## EXERCISE GOAL:
Print, word for word, every line from the beginning of the listing up to and including the line with "import * as". Pictures are to be excluded.

## DATA EXTRACT:
--- BEGIN ---

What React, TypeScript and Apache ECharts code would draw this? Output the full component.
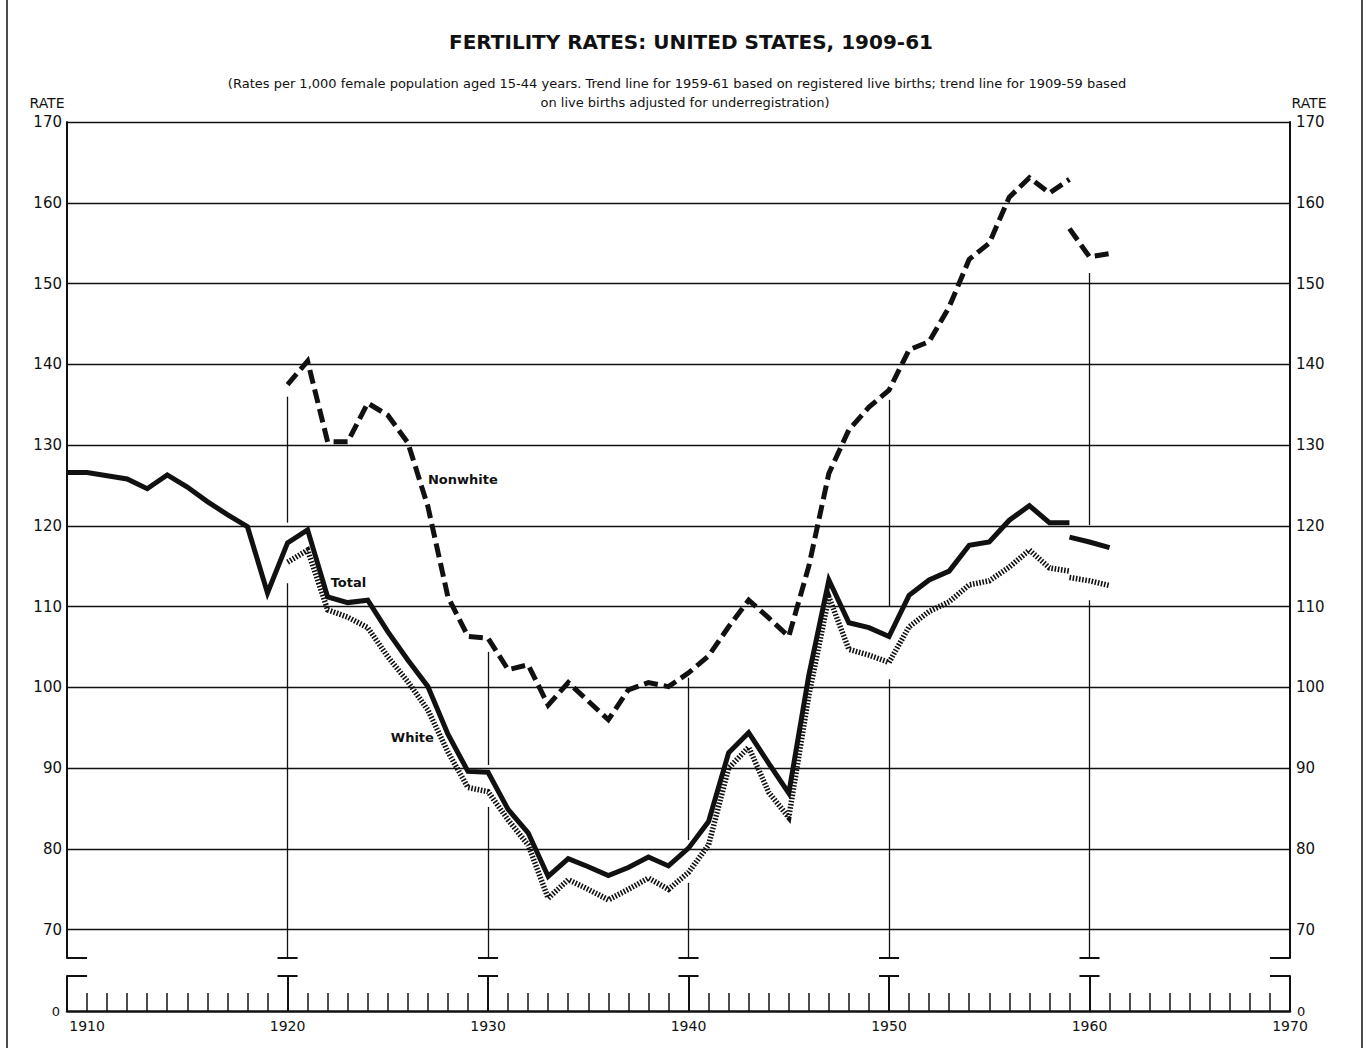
import React, { useEffect, useRef } from "react";
import * as echarts from "echarts";

// ---------- data ----------
const YEARS = [
  1909, 1910, 1911, 1912, 1913, 1914, 1915, 1916, 1917, 1918, 1919,
  1920, 1921, 1922, 1923, 1924, 1925, 1926, 1927, 1928, 1929,
  1930, 1931, 1932, 1933, 1934, 1935, 1936, 1937, 1938, 1939,
  1940, 1941, 1942, 1943, 1944, 1945, 1946, 1947, 1948, 1949,
  1950, 1951, 1952, 1953, 1954, 1955, 1956, 1957, 1958, 1959,
];
const TOTAL = [
  126.6, 126.6, 126.2, 125.8, 124.6, 126.3, 124.8, 123.0, 121.4, 119.9, 111.7,
  117.9, 119.5, 111.2, 110.5, 110.8, 106.9, 103.4, 100.1, 94.2, 89.6,
  89.5, 84.9, 82.0, 76.6, 78.8, 77.8, 76.7, 77.7, 79.0, 77.9,
  80.1, 83.4, 91.9, 94.4, 90.6, 86.9, 101.5, 113.3, 108.0, 107.4,
  106.3, 111.4, 113.3, 114.4, 117.6, 118.0, 120.7, 122.5, 120.4, 120.4,
];
const RACE_YEARS = [
  1920, 1921, 1922, 1923, 1924, 1925, 1926, 1927, 1928, 1929,
  1930, 1931, 1932, 1933, 1934, 1935, 1936, 1937, 1938, 1939,
  1940, 1941, 1942, 1943, 1944, 1945, 1946, 1947, 1948, 1949,
  1950, 1951, 1952, 1953, 1954, 1955, 1956, 1957, 1958, 1959,
];
const WHITE = [
  115.5, 117.0, 109.6, 108.7, 107.4, 103.8, 100.7, 97.2, 92.0, 87.6,
  87.1, 83.6, 80.5, 73.9, 76.2, 75.0, 73.7, 75.0, 76.4, 75.0,
  77.1, 80.5, 90.0, 92.6, 87.0, 83.9, 99.0, 111.2, 104.7, 104.0,
  103.1, 107.5, 109.4, 110.6, 112.7, 113.2, 114.9, 117.0, 114.8, 114.4,
];
const NONWHITE = [
  137.5, 140.4, 130.4, 130.4, 135.2, 133.7, 130.3, 122.4, 111.2, 106.3,
  106.1, 102.2, 102.8, 97.8, 100.6, 98.3, 96.0, 99.7, 100.6, 100.1,
  101.8, 103.9, 107.5, 110.8, 108.6, 106.3, 115.0, 126.5, 131.9, 134.7,
  136.8, 141.8, 142.8, 147.1, 153.0, 155.0, 160.7, 163.1, 161.2, 162.9,
];
// trend lines for 1959-61 based on registered live births
const REG_YEARS = [1959, 1960, 1961];
const TOTAL_REG = [118.6, 118.0, 117.3];
const WHITE_REG = [113.6, 113.2, 112.6];
const NONWHITE_REG = [156.8, 153.3, 153.7];

// axes
const Y_TICKS = [70, 80, 90, 100, 110, 120, 130, 140, 150, 160, 170];
const X_LABELS = [1910, 1920, 1930, 1940, 1950, 1960, 1970];
const X_MINOR_TICKS = [
  1910, 1911, 1912, 1913, 1914, 1915, 1916, 1917, 1918, 1919,
  1920, 1921, 1922, 1923, 1924, 1925, 1926, 1927, 1928, 1929,
  1930, 1931, 1932, 1933, 1934, 1935, 1936, 1937, 1938, 1939,
  1940, 1941, 1942, 1943, 1944, 1945, 1946, 1947, 1948, 1949,
  1950, 1951, 1952, 1953, 1954, 1955, 1956, 1957, 1958, 1959,
  1960, 1961, 1962, 1963, 1964, 1965, 1966, 1967, 1968, 1969,
];
const DECADES = [1920, 1930, 1940, 1950, 1960];
const X_MIN = 1909;
const X_MAX = 1970;
// broken value axis: upper panel 66.5-170, lower panel 0-4.3
const UPPER_MIN = 66.5;
const UPPER_MAX = 170;
const LOWER_MIN = 0;
const LOWER_MAX = 4.3;
// decade drop lines (year, from, to), interrupted where the curves pass
const DROP_SEGMENTS = [
  [1920, 136.0, 120.4], [1920, 112.9, UPPER_MIN],
  [1930, 104.4, 90.4], [1930, 85.2, UPPER_MIN],
  [1940, 101.2, 81.1], [1940, 75.8, UPPER_MIN],
  [1950, 135.6, 110.0], [1950, 101.0, UPPER_MIN],
  [1960, 151.3, 120.1], [1960, 110.8, UPPER_MIN],
];
// curve labels (anchor: left edge, vertical middle)
const CURVE_LABELS = [
  { text: "Nonwhite", year: 1927.0, value: 125.7 },
  { text: "Total", year: 1922.15, value: 113.0 },
  { text: "White", year: 1925.15, value: 93.8 },
];

const TITLE = "FERTILITY RATES: UNITED STATES, 1909-61";
const SUB1 =
  "(Rates per 1,000 female population aged 15-44 years. Trend line for 1959-61 based on registered live births; trend line for 1909-59 based";
const SUB2 = "on live births adjusted for underregistration)";

const FONT = "DejaVu Sans";
const INK = "#111";

function pairs(xs: number[], ys: number[]) {
  return xs.map((x, i) => [x, ys[i]]);
}

function buildOption() {
  const lineSeries = (
    name: string,
    data: number[][],
    width: number,
    type: any
  ) => ({
    name,
    type: "line",
    xAxisIndex: 0,
    yAxisIndex: 0,
    data,
    symbol: "none",
    silent: true,
    z: 5,
    lineStyle: { color: INK, width, type, cap: "butt", join: "miter" },
  });

  const capHalf = 0.5;
  const upperMarks: any[] = [];
  // horizontal grid lines
  Y_TICKS.forEach((v) => upperMarks.push({ yAxis: v }));
  // drop lines
  DROP_SEGMENTS.forEach(([x, a, b]) =>
    upperMarks.push([{ coord: [x, a] }, { coord: [x, b] }])
  );
  // caps at the break (upper side)
  DECADES.forEach((d) =>
    upperMarks.push([
      { coord: [d - capHalf, UPPER_MIN], lineStyle: { width: 2 } },
      { coord: [d + capHalf, UPPER_MIN] },
    ])
  );
  upperMarks.push([
    { coord: [X_MIN, UPPER_MIN], lineStyle: { width: 2 } },
    { coord: [X_MIN + 1, UPPER_MIN] },
  ]);
  upperMarks.push([
    { coord: [X_MAX - 1, UPPER_MIN], lineStyle: { width: 2 } },
    { coord: [X_MAX, UPPER_MIN] },
  ]);

  const lowerMarks: any[] = [];
  DECADES.forEach((d) => {
    lowerMarks.push([{ coord: [d, LOWER_MIN] }, { coord: [d, LOWER_MAX] }]);
    lowerMarks.push([
      { coord: [d - capHalf, LOWER_MAX] },
      { coord: [d + capHalf, LOWER_MAX] },
    ]);
  });
  lowerMarks.push([{ coord: [X_MIN, LOWER_MAX] }, { coord: [X_MIN + 1, LOWER_MAX] }]);
  lowerMarks.push([{ coord: [X_MAX - 1, LOWER_MAX] }, { coord: [X_MAX, LOWER_MAX] }]);

  const axisLabelBase = {
    color: INK,
    fontFamily: FONT,
    fontSize: 15,
  };

  return {
    animation: false,
    backgroundColor: "#fff",
    textStyle: { fontFamily: FONT, color: INK },
    grid: [
      { left: 67, right: 77, top: 122, height: 836, containLabel: false },
      { left: 67, right: 77, top: 976, height: 35, containLabel: false },
    ],
    xAxis: [
      { gridIndex: 0, type: "value", min: X_MIN, max: X_MAX, show: false },
      {
        gridIndex: 1,
        type: "value",
        min: X_MIN,
        max: X_MAX,
        axisLine: { show: true, lineStyle: { color: INK, width: 2.5 } },
        axisTick: {
          show: true,
          inside: true,
          length: 18,
          customValues: X_MINOR_TICKS,
          lineStyle: { color: INK, width: 1.5 },
        },
        axisLabel: {
          ...axisLabelBase,
          fontSize: 14,
          customValues: X_LABELS,
          margin: 8,
          formatter: (v: number) => String(v),
        },
        splitLine: { show: false },
      },
    ],
    yAxis: [
      {
        gridIndex: 0,
        type: "value",
        position: "left",
        min: UPPER_MIN,
        max: UPPER_MAX,
        axisLine: { show: true, lineStyle: { color: INK, width: 2 } },
        axisTick: { show: false },
        splitLine: { show: false },
        axisLabel: { ...axisLabelBase, customValues: Y_TICKS, margin: 5 },
      },
      {
        gridIndex: 0,
        type: "value",
        position: "right",
        min: UPPER_MIN,
        max: UPPER_MAX,
        axisLine: { show: true, lineStyle: { color: INK, width: 2 } },
        axisTick: { show: false },
        splitLine: { show: false },
        axisLabel: { ...axisLabelBase, customValues: Y_TICKS, margin: 6 },
      },
      {
        gridIndex: 1,
        type: "value",
        position: "left",
        min: LOWER_MIN,
        max: LOWER_MAX,
        axisLine: { show: true, lineStyle: { color: INK, width: 2 } },
        axisTick: { show: false },
        splitLine: { show: false },
        axisLabel: { ...axisLabelBase, fontSize: 13, customValues: [0], margin: 7 },
      },
      {
        gridIndex: 1,
        type: "value",
        position: "right",
        min: LOWER_MIN,
        max: LOWER_MAX,
        axisLine: { show: true, lineStyle: { color: INK, width: 2 } },
        axisTick: { show: false },
        splitLine: { show: false },
        axisLabel: { ...axisLabelBase, fontSize: 13, customValues: [0], margin: 7 },
      },
    ],
    series: [
      {
        name: "frame-upper",
        type: "line",
        xAxisIndex: 0,
        yAxisIndex: 0,
        data: [],
        silent: true,
        z: 1,
        markLine: {
          silent: true,
          symbol: ["none", "none"],
          label: { show: false },
          lineStyle: { color: INK, width: 1.3, type: "solid" },
          data: upperMarks,
        },
        markPoint: {
          silent: true,
          symbol: "circle",
          symbolSize: 0,
          label: {
            show: true,
            position: "right",
            distance: 0,
            color: INK,
            fontFamily: FONT,
            fontSize: 13,
            fontWeight: "bold",
          },
          data: CURVE_LABELS.map((l) => ({
            coord: [l.year, l.value],
            label: { formatter: l.text },
          })),
        },
      },
      {
        name: "frame-lower",
        type: "line",
        xAxisIndex: 1,
        yAxisIndex: 2,
        data: [],
        silent: true,
        markLine: {
          silent: true,
          symbol: ["none", "none"],
          label: { show: false },
          lineStyle: { color: INK, width: 2, type: "solid" },
          data: lowerMarks,
        },
      },
      lineSeries("Total", pairs(YEARS, TOTAL), 5, "solid"),
      lineSeries("Total (registered)", pairs(REG_YEARS, TOTAL_REG), 5, "solid"),
      lineSeries("White", pairs(RACE_YEARS, WHITE), 5.5, [1.6, 1.6]),
      lineSeries("White (registered)", pairs(REG_YEARS, WHITE_REG), 5.5, [1.6, 1.6]),
      lineSeries("Nonwhite", pairs(RACE_YEARS, NONWHITE), 5, [14, 6]),
      lineSeries("Nonwhite (registered)", pairs(REG_YEARS, NONWHITE_REG), 5, [14, 6]),
    ],
    graphic: [
      { type: "line", shape: { x1: 7, y1: 0, x2: 7, y2: 1048 }, style: { stroke: INK, lineWidth: 1.5 } },
      { type: "line", shape: { x1: 1362, y1: 0, x2: 1362, y2: 1048 }, style: { stroke: INK, lineWidth: 1.5 } },
      {
        type: "text",
        x: 691,
        y: 42,
        style: {
          text: TITLE,
          fill: INK,
          font: `bold 20px "${FONT}"`,
          textAlign: "center",
          textVerticalAlign: "middle",
        },
      },
      {
        type: "text",
        x: 677,
        y: 83,
        style: {
          text: SUB1,
          fill: INK,
          font: `13px "${FONT}"`,
          textAlign: "center",
          textVerticalAlign: "middle",
        },
      },
      {
        type: "text",
        x: 685,
        y: 102,
        style: {
          text: SUB2,
          fill: INK,
          font: `13px "${FONT}"`,
          textAlign: "center",
          textVerticalAlign: "middle",
        },
      },
      {
        type: "text",
        x: 47,
        y: 103,
        style: { text: "RATE", fill: INK, font: `14px "${FONT}"`, textAlign: "center", textVerticalAlign: "middle" },
      },
      {
        type: "text",
        x: 1309,
        y: 103,
        style: { text: "RATE", fill: INK, font: `14px "${FONT}"`, textAlign: "center", textVerticalAlign: "middle" },
      },
    ],
  };
}

export default function App() {
  const ref = useRef<HTMLDivElement>(null);
  useEffect(() => {
    document.body.style.margin = "0";
    const chart = echarts.init(ref.current!, null, { renderer: "svg" });
    chart.setOption(buildOption() as any);
    return () => chart.dispose();
  }, []);
  return <div ref={ref} style={{ width: 1367, height: 1048 }} />;
}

--- END ---

## RESPONSE TO THE EXERCISE:
What React, TypeScript and Apache ECharts code would draw this? Output the full component.
import React, { useEffect, useRef } from "react";
import * as echarts from "echarts";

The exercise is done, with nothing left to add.